In this work of revisionist history based on extensive interviews and research in Chile, IPE Research Fellow Karen LaFollette Araujo and Paul Craig Roberts document that the overthrow of Salvador Allende was a homegrown operation demanded by Chile’s Chamber of Deputies and the Chilean population. In the 1970 Chilean presidential election, the vote was split three ways almost equally. The Chamber of Deputies gave the presidency to Allende after extracting his promise that he would respect the constitution. Thirty-five months later on August 22, 1973, Chile’s Chamber of Deputies censured Allende and condemned his government for violating the constitution and the law in order to “institute a totalitarian system absolutely opposed to the representative system of government that the Constitution establishes.”
The resolution of censure charged Allende with sedition and condemned him for aiding and abetting more than 1,500 illegal seizures of agricultural properties and hundreds of seizures of industrial and commercial establishments by armed gangs. The resolution ends by calling for Chile’s armed forces to act to “put an immediate end to all of these situations and to secure the constitutional order of our country and the fundamental basis of democratic life among Chileans.” Massive public demonstrations demanding Allende’s ouster finally forced the military to act.
Allende was his own undoing.
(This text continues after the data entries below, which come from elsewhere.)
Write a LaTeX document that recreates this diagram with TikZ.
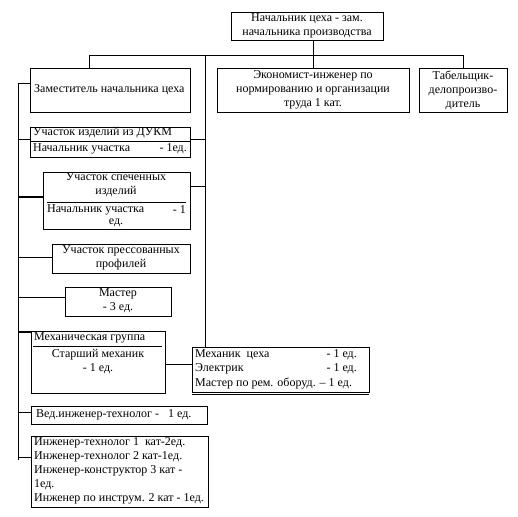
\documentclass[tikz,border=0pt]{standalone}
\usepackage{fontspec}
\setmainfont{Liberation Serif}
\usetikzlibrary{calc}
\begin{document}
\begin{tikzpicture}[x=1pt,y=-1pt,
  box/.style={draw, line width=0.9pt, inner sep=0pt, outer sep=0pt, anchor=north west},
  txt/.style={font=\fontsize{12}{14}\selectfont, inner sep=0pt, align=center},
  ln/.style={line width=0.8pt},
  thk/.style={line width=1.6pt}]
\useasboundingbox[fill=white] (0,0) rectangle (518,516);
% boxes
\node[box, minimum width=152pt, minimum height=28pt] (top) at (231,12) {};
\node[box, minimum width=160pt, minimum height=44pt] (zam) at (30,68) {};
\node[box, minimum width=192pt, minimum height=44pt] (econ) at (217,68) {};
\node[box, minimum width=88pt, minimum height=44pt] (tab) at (419,68) {};
\node[box, minimum width=160pt, minimum height=30pt] (dukm) at (30,127) {};
\node[box, minimum width=147pt, minimum height=57pt] (spech) at (43,172) {};
\node[box, minimum width=138pt, minimum height=29pt] (press) at (52,244) {};
\node[box, minimum width=106pt, minimum height=29pt] (master) at (65,287) {};
\node[box, minimum width=134pt, minimum height=62pt] (mgr) at (31,331) {};
\node[box, minimum width=177pt, minimum height=45pt] (mbox) at (192,347) {};
\node[box, minimum width=176pt, minimum height=18pt] (ved) at (31,406) {};
\node[box, minimum width=177pt, minimum height=71pt] (eng) at (31,436) {};
% dividers and shadow
\draw[ln] (dukm.west |- 0,141) -- (dukm.east |- 0,141);
\draw[ln] (47,202) -- (186,202);
\draw[ln] (33,346) -- (162,346);
\draw[line width=0.8pt] ($(mbox.south west)+(0,2.5)$) -- ($(mbox.south east)+(0,2.5)$);
% texts
\node[txt] (ttop) at (top.center) {Начальник цеха - зам.\\начальника производства};
\node[txt, anchor=west] (tzam) at (34,90) {Заместитель начальника цеха};
\node[txt] (tecon) at (econ.center) {Экономист-инженер по\\нормированию и организации\\труда 1 кат.};
\node[txt] (ttab) at (tab.center) {Табельщик-\\делопроизво-\\дитель};
\node[txt, anchor=west] (td1) at (33,133) {Участок изделий из ДУКМ};
\node[txt, anchor=west] (td2) at (33,149) {Начальник участка};
\node[txt, anchor=east] (td3) at (187,149) {- 1ед.};
\node[txt] (ts1) at (116,185) {Участок спеченных\\изделий};
\node[txt, anchor=west] (ts2) at (47,210) {Начальник участка};
\node[txt, anchor=east] (ts3) at (186,210) {- 1};
\node[txt] (ts4) at (116,223) {ед.};
\node[txt] (tp) at (121,258) {Участок прессованных\\профилей};
\node[txt] (tm) at (118,301) {Мастер\\- 3 ед.};
\node[txt, anchor=west] (tg1) at (34,338) {Механическая группа};
\node[txt] (tg2) at (98,362) {Старший механик\\- 1 ед.};
\node[txt, anchor=west] (tb1) at (195,355) {Механик\ \ цеха};
\node[txt, anchor=east] (tb2) at (357,355) {- 1 ед.};
\node[txt, anchor=west] (tb3) at (195,369) {Электрик};
\node[txt, anchor=east] (tb4) at (357,369) {- 1 ед.};
\node[txt, anchor=west] (tb5) at (195,383) {Мастер по рем. оборуд. – 1 ед.};
\node[txt, anchor=west] (tv) at (36,415) {Вед.инженер-технолог -\ \ \ 1 ед.};
\node[txt, align=left, anchor=north west] (te) at (34,437.5) {Инженер-технолог 1\ \ кат-2ед.\\Инженер-технолог 2 кат-1ед.\\Инженер-конструктор 3 кат -\\1ед.\\Инженер по инструм. 2 кат - 1ед.};
% connectors
\coordinate (hL) at (89,55);
\coordinate (hR) at (tab.north |- hL);
\coordinate (rT) at (205,55);
\coordinate (lT) at (18,83);
\coordinate (lB) at (18,460);
\draw[ln] (hL) -- (hR);
\draw[ln] (hL) -- (hL |- zam.north);
\draw[ln] (hR) -- (tab.north);
\draw[ln] (econ.north |- top.south) -- (econ.north);
\draw[ln] (rT) -- (rT |- mbox.north);
\draw[ln] (lT) -- (lB);
\draw[ln] (lT) -- (lT -| zam.west);
\draw[ln] (18,139) -- (dukm.west |- 0,139);
\draw[ln] (dukm.east |- 0,139) -- (rT |- 0,139);
\draw[thk] (18,197) -- (spech.west |- 0,197);
\draw[ln] (spech.east |- 0,186) -- (rT |- 0,186);
\draw[ln] (18,257) -- (press.west |- 0,257);
\draw[ln] (18,297) -- (master.west |- 0,297);
\draw[thk] (18,332) -- (mgr.west |- 0,332);
\draw[ln] (mgr.east |- 0,364) -- (mbox.west |- 0,364);
\draw[ln] (18,412) -- (ved.west |- 0,412);
\draw[ln] (18,457) -- (eng.west |- 0,457);
\end{tikzpicture}
\end{document}
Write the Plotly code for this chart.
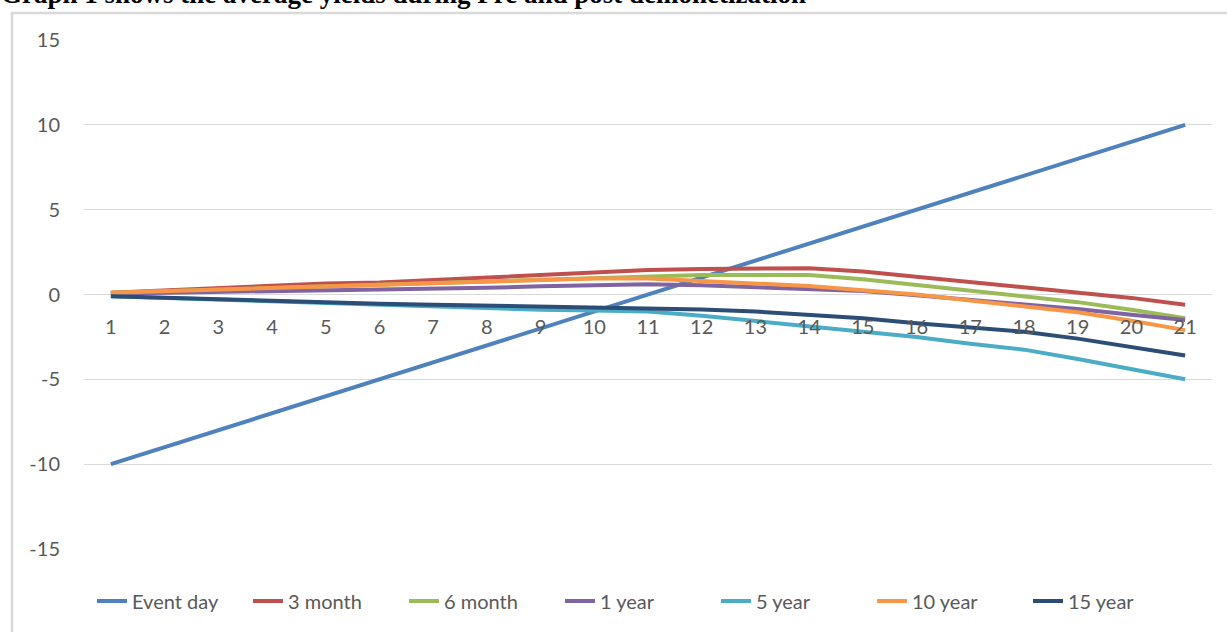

He arrested and tortured opponents while allowing armed revolutionary gangs to terrorize the population and spread social disorder. His economic policies caused a calamitous drop in production, high inflation, and food rationing controlled by left-wing organizations that used food as reward and weapon.
Roberts and Araujo tell the story of the revolutionary groups and the tactics by which they hoped to overthrow bourgeois existence. They tell the story of the rebuilding of the economy by American trained economists serving as ministers of the military government, and they tell the story of the new constitution and Pinochet handing the government back to civilian hands. Pinochet’s reward for restoring order and democracy in Chile was to be demonized by the international left-wing media.